No warnings of IT outage that cancelled treatments at Wellington, Wairarapa hospitals

14:50 pm on 23 August 2023

Photo: RNZ / DOM THOMAS

Wellington Hospital says it had no way of knowing its computer systems would overheat, causing a major shutdown that cancelled treatments in June.

The country's public health system is in the middle of assessing a plethora of old, unreliable and insecure IT systems that need billions of dollars to upgrade.

However, Te Whatu Ora said it had never recorded any risks or issues with Wellington's computer chillers.

In fact, annual maintenance had been done on them in late May, just weeks before the main chiller and two standbys malfunctioned.

An Official Information Act response said this was compounded by a cloud-computing outage that prevented online checks of the chillers, that began shutting down around 3am, taking out data services across the city, Hutt Valley and Wairarapa.

"As far as Te Whatu Ora is aware, there were no flags/warnings/alerts that this incident would occur," the interim head of integration and special projects, Stuart Bloomfield, said in an OIA response.

"Prior to 21 June, 2023, there was no indication that a chiller failure was about to occur."

Wellington has had a host of problems with its electrical infrastructure - it was at "high risk of a catastrophic failure", a 2017 report said.

As for IT, a partial stocktake at hospitals nationwide in 2020 found huge problems it said would take $2.3 billion and a decade to fix.

Three years on, not much has changed.

The health minister was told in May that the main barrier to an IT transformation "is the current state and complexity of data and digital systems (including over 4000 applications nationally) and the deficit of data and digital skills across the health ecosystem", the OIA showed.

At Wellington in June, the temperature in the data centre began to rise when the main chiller broke down on 21 June.

"The standby chillers should have automatically come online when the primary chiller malfunctioned, but this did not occur."

By 3am the next morning, servers began shutting down "due to this excessive heat and to avoid damage to the hardware".

The service desk began getting calls 45 minutes later.

Technicians on the job at 6.30am managed in two hours to get the temperature down to an acceptable 23C.
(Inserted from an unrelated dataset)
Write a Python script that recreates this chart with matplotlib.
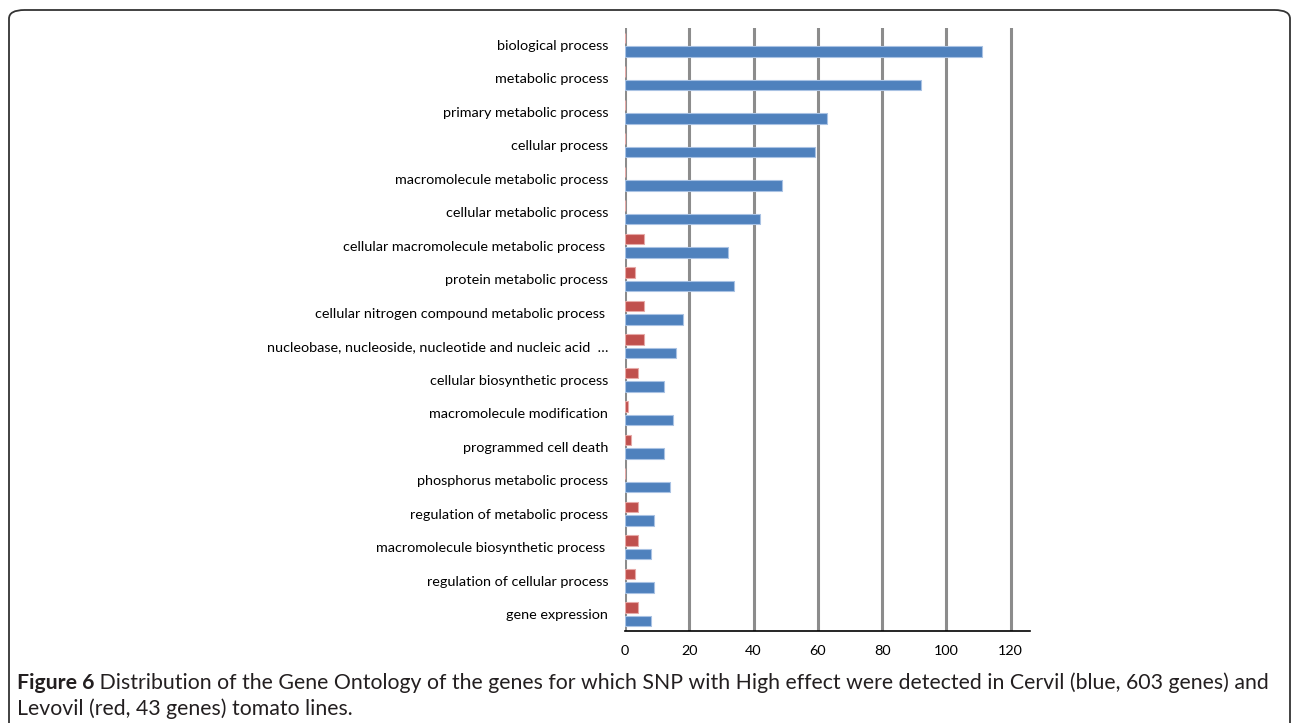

The company that serviced the system could not see online just what was going on, because the cloud-connected services hub was out of sorts, too.

"At the time of the incident, the service provider's remote visibility of the equipment status onsite was not available." This was later fixed.

Computer services were restored around 2pm, though they took another 12 hours to come fully up to speed.

It turned out that one chiller's pump had played up, shutting down the chiller management system.

"The system used the cold water stored in the buffer tank, which eventually ran out."

The management system has since run properly.

"We will be replacing parts and carrying out further testing," Bloomfield said.